Leiv Marsteintredet: Associate Professor in the Department of Literature, Area Studies and European Languages at the University of Oslo. His work reveals the flexibility of presidential regimes in Latin America to manage executive-legislative conflict that is often attributed to rigid governing duration and dual democratic legitimacy. This involves a more nuanced conceptual development of “presidential interruptions” that draws attention to the heterogeneous nature of these presidential breakdowns and its relationship with the quality of democracy. He integrates quantitative and qualitative work, including field research in the Dominican Republic, to uncover the different conditions that structure conflict management in presidential regimes. His broader research interests focus on presidential regimes, multiparty democracy, political crises, and regime development in Latin America. His co-edited volume with Mariana Llanos is published by Palgrave and other work is published in Comparative Politics, Latin American Politics and Society,and América Latina Hoy.
John Polga-Hecimovich: Assistant Professor of Political Science at the U.S. Naval Academy. His work is broadly focused on the effects of political institutions on democratic stability, policymaking, and governance in Latin America. His current research examines how lawmakers in countries with low capacity bureaucracies assure the effective implementation of given public policies, and how their choice of bureaucratic agents affects the likelihood of policy success. He further explores how the organization of political parties manages policy conflict associated with multiparty democracy in legislatures. His unique perspective on democratic governance is informed from extensive field research in Brazil, Ecuador, Colombia, Peru, and Venezuela. His work has appeared inElectoral Studies, Journal of Politics, Journal of Politics in Latin America, Latin American Politics and Society, Party Politics, and,Political Research Quarterly.
Michelle Taylor-Robinson: Professor of Political Science at Texas A&M University. Her research focuses on how the design of democratic institutions affects representation and the consequences for consolidating democracy with a regional focus on Latin America.

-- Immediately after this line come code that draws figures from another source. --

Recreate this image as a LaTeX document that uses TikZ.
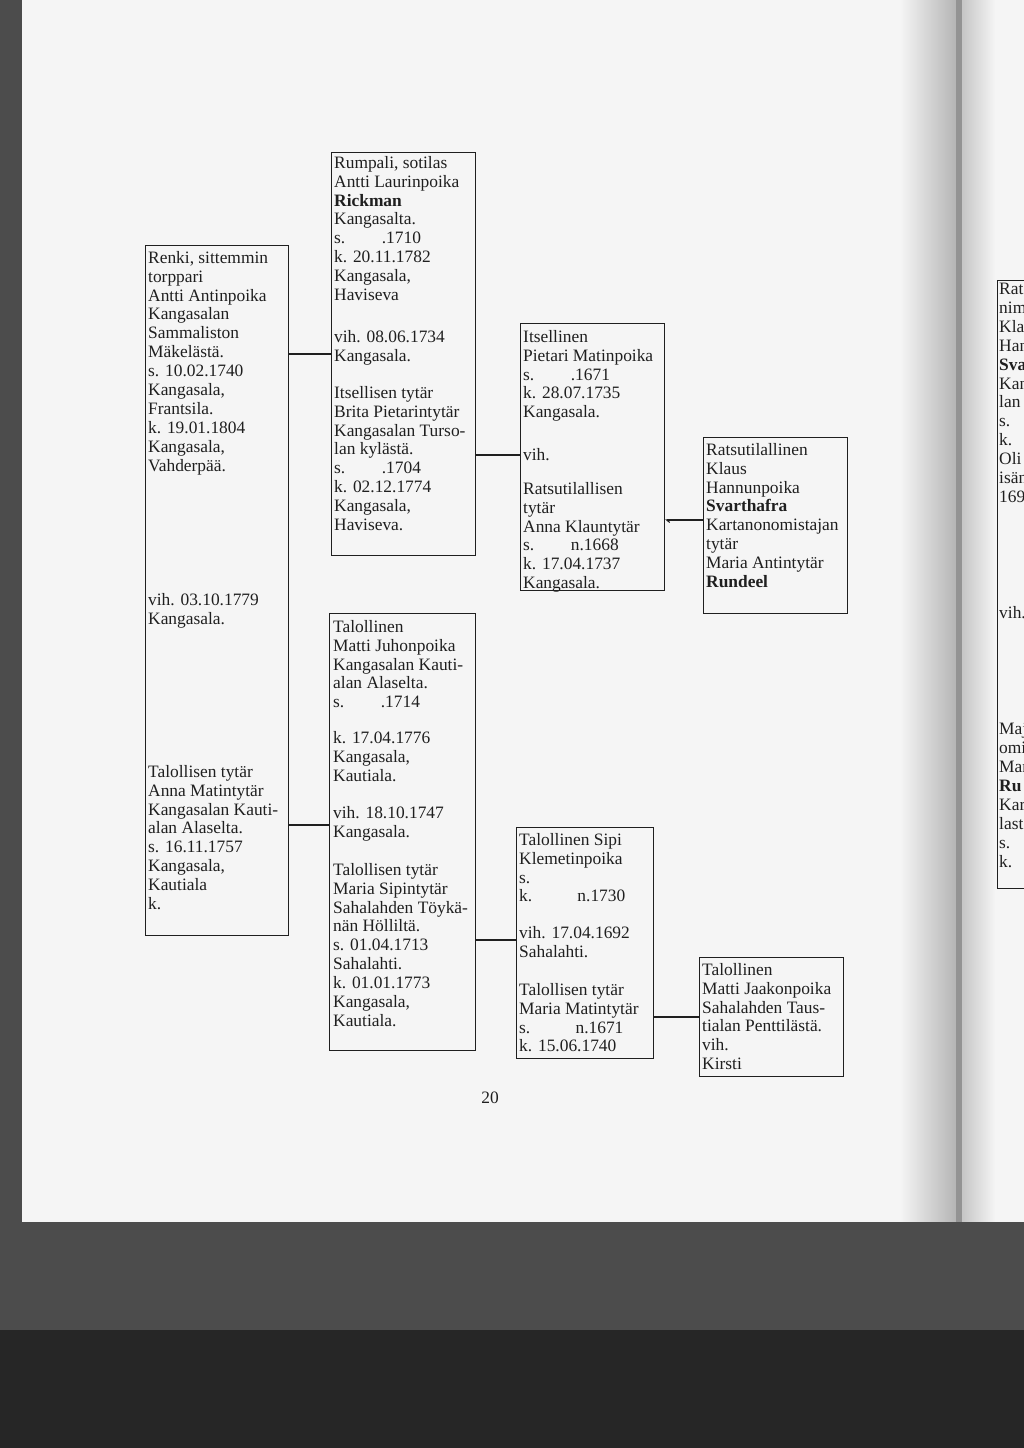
\documentclass[tikz,border=0pt]{standalone}
\usepackage{fontspec}
\setmainfont{Liberation Serif}
\usetikzlibrary{
    arrows.meta,
    calc,
}

\definecolor{paper}{gray}{0.96}
\definecolor{scandark}{gray}{0.30}
\definecolor{ink}{gray}{0.12}

\tikzset{
    box/.style = {draw=ink, line width=1.2pt, anchor=north west, inner sep=0pt},
    link/.style = {draw=ink, line width=1.1pt},
    txt/.style = {anchor=north west, align=left, inner sep=0pt, text=ink,
                  font=\fontsize{17.4}{18.9}\selectfont},
}

\begin{document}
\begin{tikzpicture}[x=1pt, y=-1pt]
    \useasboundingbox (0,0) rectangle (1024,1448);
    \clip (0,0) rectangle (1024,1448);
    % scanned page
    \fill[paper] (0,0) rectangle (1024,1448);
    \shade[left color=paper, right color=gray!60] (900,0) rectangle (958,1222);
    \fill[gray!85] (956,0) rectangle (962,1222);
    \shade[left color=gray!45, right color=paper] (962,0) rectangle (995,1222);
    \fill[scandark] (0,0) rectangle (22,1448);
    \fill[scandark] (0,1222) rectangle (1024,1448);
    \fill[black!85] (0,1330) rectangle (1024,1448);

    % boxes
    \node[box, minimum width=143, minimum height=690] (renki)   at (145,245) {};
    \node[box, minimum width=144, minimum height=403] (rumpali) at (331,152) {};
    \node[box, minimum width=146, minimum height=437] (matti)   at (329,613) {};
    \node[box, minimum width=144, minimum height=267] (pietari) at (520,323) {};
    \node[box, minimum width=137, minimum height=231] (sipi)    at (516,827) {};
    \node[box, minimum width=144, minimum height=176] (klaus)   at (703,437) {};
    \node[box, minimum width=144, minimum height=119] (jaakko)  at (699,957) {};
    \node[box, minimum width=60,  minimum height=608] (edge)    at (997,280) {};

    % texts in the boxes
    \node[txt] at (148,251) {Renki, sittemmin\\torppari\\Antti Antinpoika\\Kangasalan\\Sammaliston\\
        Mäkelästä.\\s. 10.02.1740\\Kangasala,\\Frantsila.\\k. 19.01.1804\\Kangasala,\\Vahderpää.};
    \node[txt] at (148,593) {vih. 03.10.1779\\Kangasala.};
    \node[txt] at (148,765) {Talollisen tytär\\Anna Matintytär\\Kangasalan Kauti-\\alan Alaselta.\\
        s. 16.11.1757\\Kangasala,\\Kautiala\\k.};

    \node[txt] at (334,156) {Rumpali, sotilas\\Antti Laurinpoika\\\textbf{Rickman}\\Kangasalta.\\
        s.\hspace{2.1em}.1710\\k. 20.11.1782\\Kangasala,\\Haviseva};
    \node[txt] at (334,330) {vih. 08.06.1734\\Kangasala.};
    \node[txt] at (334,386) {Itsellisen tytär\\Brita Pietarintytär\\Kangasalan Turso-\\lan kylästä.\\
        s.\hspace{2.1em}.1704\\k. 02.12.1774\\Kangasala,\\Haviseva.};

    \node[txt] at (333,620) {Talollinen\\Matti Juhonpoika\\Kangasalan Kauti-\\alan Alaselta.\\
        s.\hspace{2.1em}.1714};
    \node[txt] at (333,731) {k. 17.04.1776\\Kangasala,\\Kautiala.};
    \node[txt] at (333,806) {vih. 18.10.1747\\Kangasala.};
    \node[txt] at (333,863) {Talollisen tytär\\Maria Sipintytär\\Sahalahden Töykä-\\nän Hölliltä.\\
        s. 01.04.1713\\Sahalahti.\\k. 01.01.1773\\Kangasala,\\Kautiala.};

    \node[txt] at (523,330) {Itsellinen\\Pietari Matinpoika\\s.\hspace{2.1em}.1671\\k. 28.07.1735\\Kangasala.};
    \node[txt] at (523,448) {vih.};
    \node[txt] at (523,482) {Ratsutilallisen\\tytär\\Anna Klauntytär\\s.\hspace{2.1em}n.1668\\
        k. 17.04.1737\\Kangasala.};

    \node[txt] at (519,833) {Talollinen Sipi\\Klemetinpoika\\s.\\k.\hspace{2.6em}n.1730};
    \node[txt] at (519,926) {vih. 17.04.1692\\Sahalahti.};
    \node[txt] at (519,983) {Talollisen tytär\\Maria Matintytär\\s.\hspace{2.6em}n.1671\\k. 15.06.1740};

    \node[txt] at (706,443) {Ratsutilallinen\\Klaus\\Hannunpoika\\\textbf{Svarthafra}\\
        Kartanonomistajan\\tytär\\Maria Antintytär\\\textbf{Rundeel}};
    \node[txt] at (702,963) {Talollinen\\Matti Jaakonpoika\\Sahalahden Taus-\\tialan Penttilästä.\\vih.\\Kirsti};

    \node[txt] at (999,283) {Rats\\nim\\Klau\\Han\\\textbf{Sva}\\Kan\\lan\\s.\\k.\\Oli\\isän\\169};
    \node[txt] at (999,606) {vih.};
    \node[txt] at (999,723) {Maj\\omi\\Mar\\\textbf{Ru}\\Kar\\last\\s.\\k.};

    % page number
    \node[txt, anchor=center] (page) at (490,1098) {20};

    % connectors
    \coordinate (ra) at ([yshift=-109pt]renki.north east);
    \coordinate (rb) at ([yshift=-580pt]renki.north east);
    \coordinate (ru) at ([yshift=-303pt]rumpali.north east);
    \coordinate (ma) at ([yshift=-327pt]matti.north east);
    \coordinate (pi) at ([yshift=-197pt]pietari.north east);
    \coordinate (si) at ([yshift=-190pt]sipi.north east);
    \draw[link] (ra) -- (ra -| rumpali.west);
    \draw[link] (rb) -- (rb -| matti.west);
    \draw[link] (ru) -- (ru -| pietari.west);
    \draw[link] (ma) -- (ma -| sipi.west);
    \draw[link, -{Straight Barb[left, length=3pt, width=5pt]}] (pi -| klaus.west) -- (pi);
    \draw[link] (si) -- (si -| jaakko.west);
\end{tikzpicture}
\end{document}
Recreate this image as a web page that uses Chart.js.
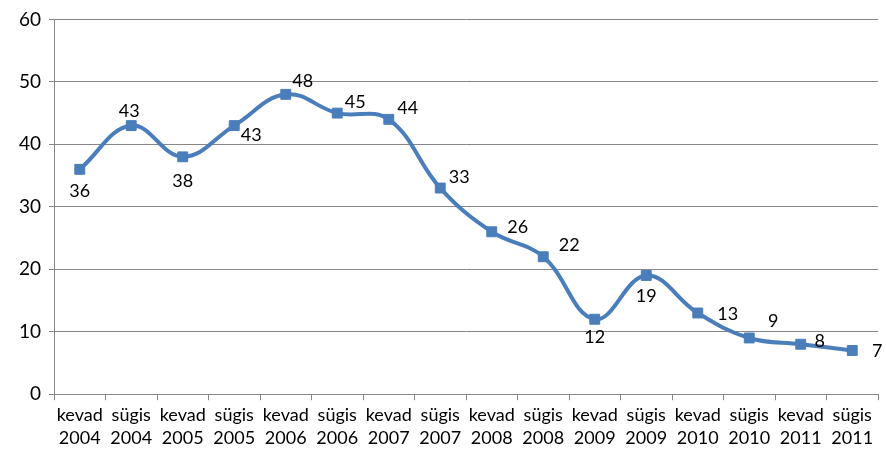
<!DOCTYPE html>
<html>
<head>
<meta charset="utf-8">
<script src="https://cdn.jsdelivr.net/npm/chart.js@4/dist/chart.umd.min.js"></script>
<style>
  html, body { margin: 0; padding: 0; background: #fff; }
  #wrap { width: 886px; height: 453px; }
</style>
</head>
<body>
<div id="wrap"><canvas id="lineChart" width="886" height="453"></canvas></div>
<script>
const seasons = ['kevad', 'sügis', 'kevad', 'sügis', 'kevad', 'sügis', 'kevad', 'sügis',
                 'kevad', 'sügis', 'kevad', 'sügis', 'kevad', 'sügis', 'kevad', 'sügis'];
const years = ['2004', '2004', '2005', '2005', '2006', '2006', '2007', '2007',
               '2008', '2008', '2009', '2009', '2010', '2010', '2011', '2011'];
const values = [36, 43, 38, 43, 48, 45, 44, 33, 26, 22, 12, 19, 13, 9, 8, 7];

// where each value label sits relative to its marker (dx, dy in px)
const labelOffsets = [
  [0, 22], [-2, -14], [0, 24], [17, 10], [17, -13], [18, -11], [19, -11], [19, -11],
  [26, -5], [26, -12], [0, 18], [0, 21], [30, 1], [24, -17], [19, -3], [25, 1]
];

const lineColor = '#4a7ebb';
const axisGray = '#868686';
const fontFamily = 'Lato, "Noto Sans", sans-serif';

const valueLabels = {
  id: 'valueLabels',
  afterDatasetsDraw(chart) {
    const ctx = chart.ctx;
    const meta = chart.getDatasetMeta(0);
    ctx.save();
    ctx.font = '18px ' + fontFamily;
    ctx.fillStyle = '#000';
    ctx.textAlign = 'center';
    ctx.textBaseline = 'middle';
    meta.data.forEach((pt, i) => {
      const [dx, dy] = labelOffsets[i];
      ctx.fillText(String(values[i]), pt.x + dx, pt.y + dy);
    });
    ctx.restore();
  }
};

new Chart(document.getElementById('lineChart'), {
  type: 'line',
  data: {
    labels: seasons.map((s, i) => [s, years[i]]),
    datasets: [{
      data: values,
      borderColor: lineColor,
      backgroundColor: lineColor,
      borderWidth: 4,
      tension: 0.4,
      pointStyle: 'rect',
      pointRadius: 7,
      pointHoverRadius: 7,
      pointBorderWidth: 1,
      pointBorderColor: lineColor,
      fill: false
    }]
  },
  options: {
    responsive: false,
    animation: false,
    layout: { padding: { top: 15, right: 6, left: 0, bottom: 0 } },
    plugins: {
      legend: { display: false },
      tooltip: { enabled: false }
    },
    scales: {
      x: {
        offset: true,
        grid: {
          drawOnChartArea: false,
          drawTicks: true,
          tickLength: 6,
          color: axisGray,
          offset: true
        },
        border: { color: axisGray, width: 1 },
        ticks: {
          color: '#000',
          font: { family: fontFamily, size: 18, lineHeight: 1.3 },
          maxRotation: 0,
          autoSkip: false,
          padding: 3
        }
      },
      y: {
        min: 0,
        max: 60,
        afterFit(scale) { scale.width = 54; },
        ticks: {
          stepSize: 10,
          color: '#000',
          font: { family: fontFamily, size: 19 },
          padding: 8
        },
        grid: {
          color: axisGray,
          lineWidth: 1,
          tickLength: 5,
          drawTicks: true
        },
        border: { color: axisGray, width: 1 }
      }
    }
  },
  plugins: [valueLabels]
});
</script>
</body>
</html>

Her diverse research on political representation includes the success and failures of democratic transitions, the dynamic relationship between electoral systems and legislative institutions, the monitoring capacity of poor and rich voters to achieve democratic accountability, the incorporation and behavior of female politicians, and citizen views of female incorporation to government. Her execution of empirical political science is a balance of unique data, in-depth elite surveys, and experimental data while conducting field research in Latin America. She is published in American Journal of Political Science, Journal of Politics, Comparative Political Studies, Electoral Studies, Party Politics, Women and Politics, Political Research Quarterly, and Journal of Legislative Studies. Her books have been published by Oxford University Press, Pennsylvania State University Press, and University of Pittsburgh Press.